▸ EXERCISE PROMPT: In your copy, leave out the pictures; write out all the data exactly.
── DATA FOR THE TASK ──
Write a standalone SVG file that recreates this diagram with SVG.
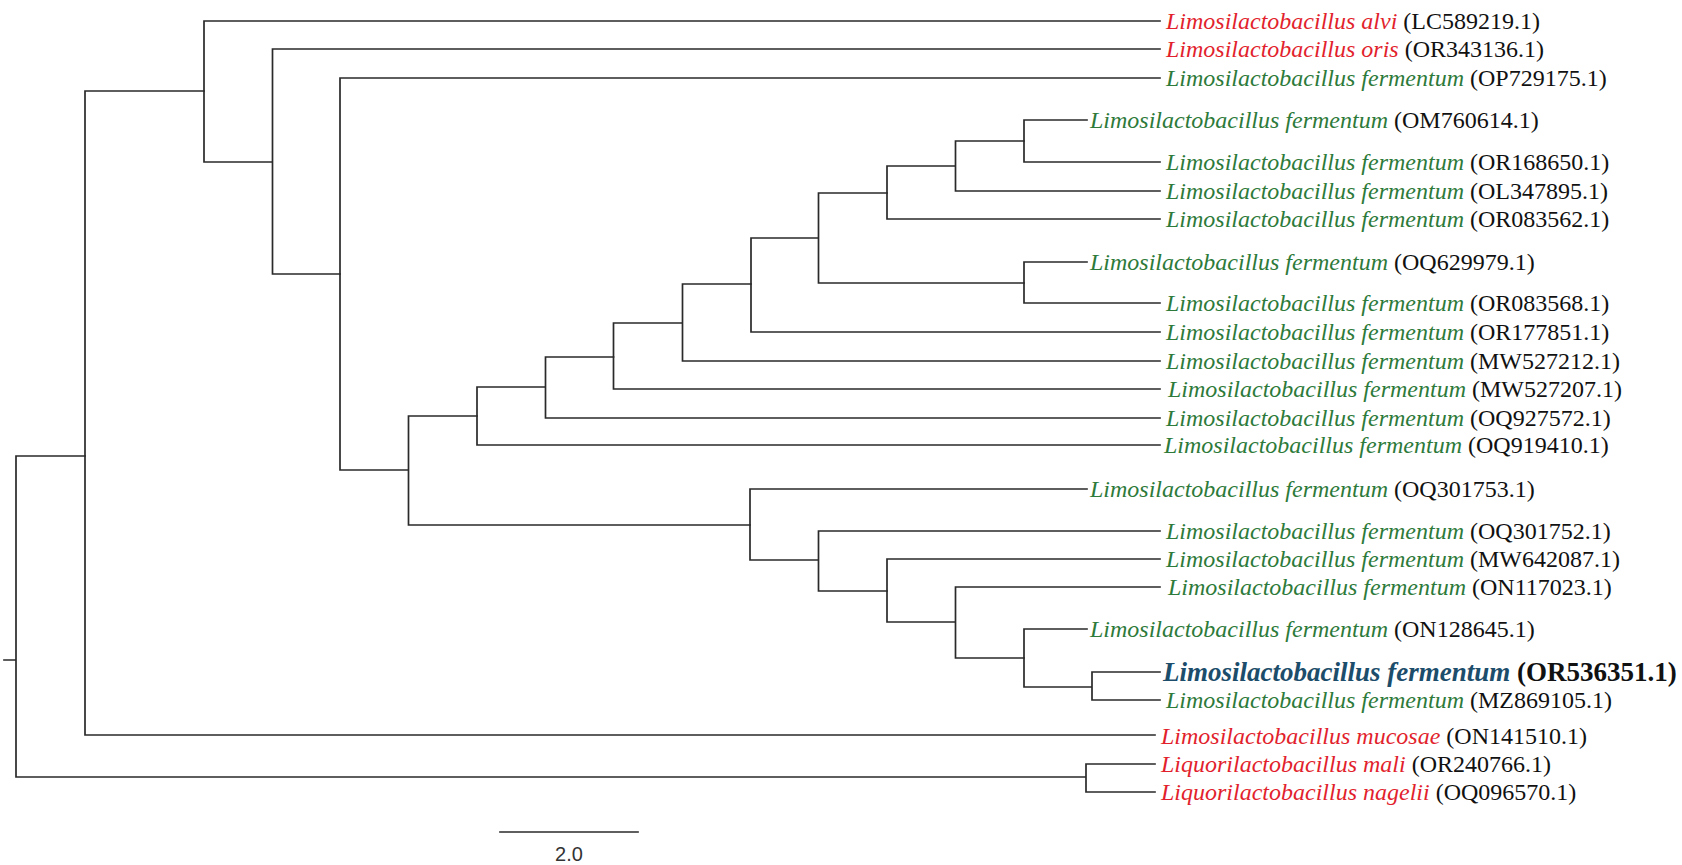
<svg xmlns="http://www.w3.org/2000/svg" width="1682" height="865" viewBox="0 0 1682 865">
<style>
.br{fill:none;stroke:#2a2a2a;stroke-width:1.7;stroke-linecap:square}
.lbl{font-family:"Liberation Serif","Times New Roman",serif;font-size:24px}
.sp{font-style:italic}
.red{fill:#e21f2d}
.grn{fill:#2d7a3a}
.blu{fill:#1c4d6b}
.acc{fill:#111}
.bold{font-size:27px;font-weight:bold}
.scale{font-family:"Liberation Sans",Arial,sans-serif;font-size:20px;fill:#333}
</style>
<rect width="1682" height="865" fill="#fff"/>
<g id="connectors" class="br">
<path d="M4 660H16M16 456V777M16 456H85M16 777H1086M1086 764V792M1086 764H1155M1086 792H1155"/>
<path d="M85 91V735M85 91H204M85 735H1155"/>
<path d="M204 21V162M204 21H1160M204 162H272.5M272.5 49V274M272.5 49H1160M272.5 274H340"/>
<path d="M340 78V470M340 78H1160M340 470H408.5M408.5 416V525M408.5 416H477M408.5 525H750"/>
<path d="M477 387V445M477 445H1160M477 387H545.5M545.5 357V418M545.5 418H1160M545.5 357H613.5"/>
<path d="M613.5 323V389M613.5 389H1160M613.5 323H682.5M682.5 284V361M682.5 361H1160M682.5 284H751"/>
<path d="M751 238V332M751 332H1160M751 238H818.5M818.5 193V283M818.5 193H887M818.5 283H1024"/>
<path d="M887 166V219M887 219H1160M887 166H955.5M955.5 141V191M955.5 191H1160M955.5 141H1024"/>
<path d="M1024 120V162M1024 120H1087M1024 162H1160M1024 262V303M1024 262H1087M1024 303H1160"/>
<path d="M750 489V560M750 489H1087M750 560H818.5M818.5 531V591M818.5 531H1160M818.5 591H887"/>
<path d="M887 559V622M887 559H1160M887 622H955.5M955.5 587V658M955.5 587H1160M955.5 658H1024"/>
<path d="M1024 629V687M1024 629H1087M1024 687H1092M1092 672V700M1092 672H1160M1092 700H1160"/>
</g>
<g id="scalebar">
<path class="br" d="M500 832H638"/>
<text class="scale" x="569" y="861" text-anchor="middle">2.0</text>
</g>
<g id="leaf-LC589219"><text class="lbl" x="1166" y="29"><tspan class="sp red">Limosilactobacillus alvi</tspan><tspan class="acc"> (LC589219.1)</tspan></text></g>
<g id="leaf-OR343136"><text class="lbl" x="1166" y="57"><tspan class="sp red">Limosilactobacillus oris</tspan><tspan class="acc"> (OR343136.1)</tspan></text></g>
<g id="leaf-OP729175"><text class="lbl" x="1166" y="86"><tspan class="sp grn">Limosilactobacillus fermentum</tspan><tspan class="acc"> (OP729175.1)</tspan></text></g>
<g id="leaf-OM760614"><text class="lbl" x="1090" y="128"><tspan class="sp grn">Limosilactobacillus fermentum</tspan><tspan class="acc"> (OM760614.1)</tspan></text></g>
<g id="leaf-OR168650"><text class="lbl" x="1166" y="170"><tspan class="sp grn">Limosilactobacillus fermentum</tspan><tspan class="acc"> (OR168650.1)</tspan></text></g>
<g id="leaf-OL347895"><text class="lbl" x="1166" y="199"><tspan class="sp grn">Limosilactobacillus fermentum</tspan><tspan class="acc"> (OL347895.1)</tspan></text></g>
<g id="leaf-OR083562"><text class="lbl" x="1166" y="227"><tspan class="sp grn">Limosilactobacillus fermentum</tspan><tspan class="acc"> (OR083562.1)</tspan></text></g>
<g id="leaf-OQ629979"><text class="lbl" x="1090" y="270"><tspan class="sp grn">Limosilactobacillus fermentum</tspan><tspan class="acc"> (OQ629979.1)</tspan></text></g>
<g id="leaf-OR083568"><text class="lbl" x="1166" y="311"><tspan class="sp grn">Limosilactobacillus fermentum</tspan><tspan class="acc"> (OR083568.1)</tspan></text></g>
<g id="leaf-OR177851"><text class="lbl" x="1166" y="340"><tspan class="sp grn">Limosilactobacillus fermentum</tspan><tspan class="acc"> (OR177851.1)</tspan></text></g>
<g id="leaf-MW527212"><text class="lbl" x="1166" y="369"><tspan class="sp grn">Limosilactobacillus fermentum</tspan><tspan class="acc"> (MW527212.1)</tspan></text></g>
<g id="leaf-MW527207"><text class="lbl" x="1168" y="397"><tspan class="sp grn">Limosilactobacillus fermentum</tspan><tspan class="acc"> (MW527207.1)</tspan></text></g>
<g id="leaf-OQ927572"><text class="lbl" x="1166" y="426"><tspan class="sp grn">Limosilactobacillus fermentum</tspan><tspan class="acc"> (OQ927572.1)</tspan></text></g>
<g id="leaf-OQ919410"><text class="lbl" x="1164" y="453"><tspan class="sp grn">Limosilactobacillus fermentum</tspan><tspan class="acc"> (OQ919410.1)</tspan></text></g>
<g id="leaf-OQ301753"><text class="lbl" x="1090" y="497"><tspan class="sp grn">Limosilactobacillus fermentum</tspan><tspan class="acc"> (OQ301753.1)</tspan></text></g>
<g id="leaf-OQ301752"><text class="lbl" x="1166" y="539"><tspan class="sp grn">Limosilactobacillus fermentum</tspan><tspan class="acc"> (OQ301752.1)</tspan></text></g>
<g id="leaf-MW642087"><text class="lbl" x="1166" y="567"><tspan class="sp grn">Limosilactobacillus fermentum</tspan><tspan class="acc"> (MW642087.1)</tspan></text></g>
<g id="leaf-ON117023"><text class="lbl" x="1168" y="595"><tspan class="sp grn">Limosilactobacillus fermentum</tspan><tspan class="acc"> (ON117023.1)</tspan></text></g>
<g id="leaf-ON128645"><text class="lbl" x="1090" y="637"><tspan class="sp grn">Limosilactobacillus fermentum</tspan><tspan class="acc"> (ON128645.1)</tspan></text></g>
<g id="leaf-OR536351"><text class="lbl bold" x="1163" y="681"><tspan class="sp blu">Limosilactobacillus fermentum</tspan><tspan class="acc"> (OR536351.1)</tspan></text></g>
<g id="leaf-MZ869105"><text class="lbl" x="1166" y="708"><tspan class="sp grn">Limosilactobacillus fermentum</tspan><tspan class="acc"> (MZ869105.1)</tspan></text></g>
<g id="leaf-ON141510"><text class="lbl" x="1161" y="744"><tspan class="sp red">Limosilactobacillus mucosae</tspan><tspan class="acc"> (ON141510.1)</tspan></text></g>
<g id="leaf-OR240766"><text class="lbl" x="1161" y="772"><tspan class="sp red">Liquorilactobacillus mali</tspan><tspan class="acc"> (OR240766.1)</tspan></text></g>
<g id="leaf-OQ096570"><text class="lbl" x="1161" y="800"><tspan class="sp red">Liquorilactobacillus nagelii</tspan><tspan class="acc"> (OQ096570.1)</tspan></text></g>
</svg>
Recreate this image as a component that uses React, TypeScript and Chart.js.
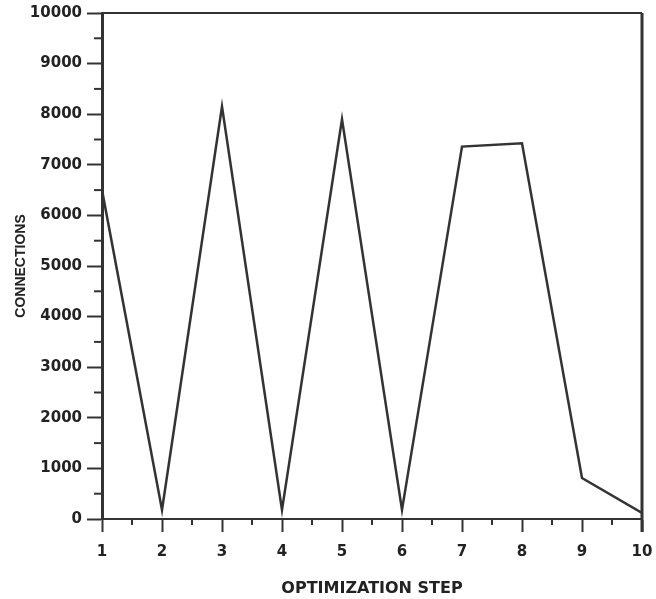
───
▸ RESPONSE TO THIS TASK:
Write a standalone SVG file that recreates this diagram with SVG.
<svg xmlns="http://www.w3.org/2000/svg" width="1682" height="865" viewBox="0 0 1682 865">
<style>
.br{fill:none;stroke:#2a2a2a;stroke-width:1.7;stroke-linecap:square}
.lbl{font-family:"Liberation Serif","Times New Roman",serif;font-size:24px}
.sp{font-style:italic}
.red{fill:#e21f2d}
.grn{fill:#2d7a3a}
.blu{fill:#1c4d6b}
.acc{fill:#111}
.bold{font-size:27px;font-weight:bold}
.scale{font-family:"Liberation Sans",Arial,sans-serif;font-size:20px;fill:#333}
</style>
<rect width="1682" height="865" fill="#fff"/>
<g id="connectors" class="br">
<path d="M4 660H16M16 456V777M16 456H85M16 777H1086M1086 764V792M1086 764H1155M1086 792H1155"/>
<path d="M85 91V735M85 91H204M85 735H1155"/>
<path d="M204 21V162M204 21H1160M204 162H272.5M272.5 49V274M272.5 49H1160M272.5 274H340"/>
<path d="M340 78V470M340 78H1160M340 470H408.5M408.5 416V525M408.5 416H477M408.5 525H750"/>
<path d="M477 387V445M477 445H1160M477 387H545.5M545.5 357V418M545.5 418H1160M545.5 357H613.5"/>
<path d="M613.5 323V389M613.5 389H1160M613.5 323H682.5M682.5 284V361M682.5 361H1160M682.5 284H751"/>
<path d="M751 238V332M751 332H1160M751 238H818.5M818.5 193V283M818.5 193H887M818.5 283H1024"/>
<path d="M887 166V219M887 219H1160M887 166H955.5M955.5 141V191M955.5 191H1160M955.5 141H1024"/>
<path d="M1024 120V162M1024 120H1087M1024 162H1160M1024 262V303M1024 262H1087M1024 303H1160"/>
<path d="M750 489V560M750 489H1087M750 560H818.5M818.5 531V591M818.5 531H1160M818.5 591H887"/>
<path d="M887 559V622M887 559H1160M887 622H955.5M955.5 587V658M955.5 587H1160M955.5 658H1024"/>
<path d="M1024 629V687M1024 629H1087M1024 687H1092M1092 672V700M1092 672H1160M1092 700H1160"/>
</g>
<g id="scalebar">
<path class="br" d="M500 832H638"/>
<text class="scale" x="569" y="861" text-anchor="middle">2.0</text>
</g>
<g id="leaf-LC589219"><text class="lbl" x="1166" y="29"><tspan class="sp red">Limosilactobacillus alvi</tspan><tspan class="acc"> (LC589219.1)</tspan></text></g>
<g id="leaf-OR343136"><text class="lbl" x="1166" y="57"><tspan class="sp red">Limosilactobacillus oris</tspan><tspan class="acc"> (OR343136.1)</tspan></text></g>
<g id="leaf-OP729175"><text class="lbl" x="1166" y="86"><tspan class="sp grn">Limosilactobacillus fermentum</tspan><tspan class="acc"> (OP729175.1)</tspan></text></g>
<g id="leaf-OM760614"><text class="lbl" x="1090" y="128"><tspan class="sp grn">Limosilactobacillus fermentum</tspan><tspan class="acc"> (OM760614.1)</tspan></text></g>
<g id="leaf-OR168650"><text class="lbl" x="1166" y="170"><tspan class="sp grn">Limosilactobacillus fermentum</tspan><tspan class="acc"> (OR168650.1)</tspan></text></g>
<g id="leaf-OL347895"><text class="lbl" x="1166" y="199"><tspan class="sp grn">Limosilactobacillus fermentum</tspan><tspan class="acc"> (OL347895.1)</tspan></text></g>
<g id="leaf-OR083562"><text class="lbl" x="1166" y="227"><tspan class="sp grn">Limosilactobacillus fermentum</tspan><tspan class="acc"> (OR083562.1)</tspan></text></g>
<g id="leaf-OQ629979"><text class="lbl" x="1090" y="270"><tspan class="sp grn">Limosilactobacillus fermentum</tspan><tspan class="acc"> (OQ629979.1)</tspan></text></g>
<g id="leaf-OR083568"><text class="lbl" x="1166" y="311"><tspan class="sp grn">Limosilactobacillus fermentum</tspan><tspan class="acc"> (OR083568.1)</tspan></text></g>
<g id="leaf-OR177851"><text class="lbl" x="1166" y="340"><tspan class="sp grn">Limosilactobacillus fermentum</tspan><tspan class="acc"> (OR177851.1)</tspan></text></g>
<g id="leaf-MW527212"><text class="lbl" x="1166" y="369"><tspan class="sp grn">Limosilactobacillus fermentum</tspan><tspan class="acc"> (MW527212.1)</tspan></text></g>
<g id="leaf-MW527207"><text class="lbl" x="1168" y="397"><tspan class="sp grn">Limosilactobacillus fermentum</tspan><tspan class="acc"> (MW527207.1)</tspan></text></g>
<g id="leaf-OQ927572"><text class="lbl" x="1166" y="426"><tspan class="sp grn">Limosilactobacillus fermentum</tspan><tspan class="acc"> (OQ927572.1)</tspan></text></g>
<g id="leaf-OQ919410"><text class="lbl" x="1164" y="453"><tspan class="sp grn">Limosilactobacillus fermentum</tspan><tspan class="acc"> (OQ919410.1)</tspan></text></g>
<g id="leaf-OQ301753"><text class="lbl" x="1090" y="497"><tspan class="sp grn">Limosilactobacillus fermentum</tspan><tspan class="acc"> (OQ301753.1)</tspan></text></g>
<g id="leaf-OQ301752"><text class="lbl" x="1166" y="539"><tspan class="sp grn">Limosilactobacillus fermentum</tspan><tspan class="acc"> (OQ301752.1)</tspan></text></g>
<g id="leaf-MW642087"><text class="lbl" x="1166" y="567"><tspan class="sp grn">Limosilactobacillus fermentum</tspan><tspan class="acc"> (MW642087.1)</tspan></text></g>
<g id="leaf-ON117023"><text class="lbl" x="1168" y="595"><tspan class="sp grn">Limosilactobacillus fermentum</tspan><tspan class="acc"> (ON117023.1)</tspan></text></g>
<g id="leaf-ON128645"><text class="lbl" x="1090" y="637"><tspan class="sp grn">Limosilactobacillus fermentum</tspan><tspan class="acc"> (ON128645.1)</tspan></text></g>
<g id="leaf-OR536351"><text class="lbl bold" x="1163" y="681"><tspan class="sp blu">Limosilactobacillus fermentum</tspan><tspan class="acc"> (OR536351.1)</tspan></text></g>
<g id="leaf-MZ869105"><text class="lbl" x="1166" y="708"><tspan class="sp grn">Limosilactobacillus fermentum</tspan><tspan class="acc"> (MZ869105.1)</tspan></text></g>
<g id="leaf-ON141510"><text class="lbl" x="1161" y="744"><tspan class="sp red">Limosilactobacillus mucosae</tspan><tspan class="acc"> (ON141510.1)</tspan></text></g>
<g id="leaf-OR240766"><text class="lbl" x="1161" y="772"><tspan class="sp red">Liquorilactobacillus mali</tspan><tspan class="acc"> (OR240766.1)</tspan></text></g>
<g id="leaf-OQ096570"><text class="lbl" x="1161" y="800"><tspan class="sp red">Liquorilactobacillus nagelii</tspan><tspan class="acc"> (OQ096570.1)</tspan></text></g>
</svg>
Recreate this image as a component that uses React, TypeScript and Chart.js.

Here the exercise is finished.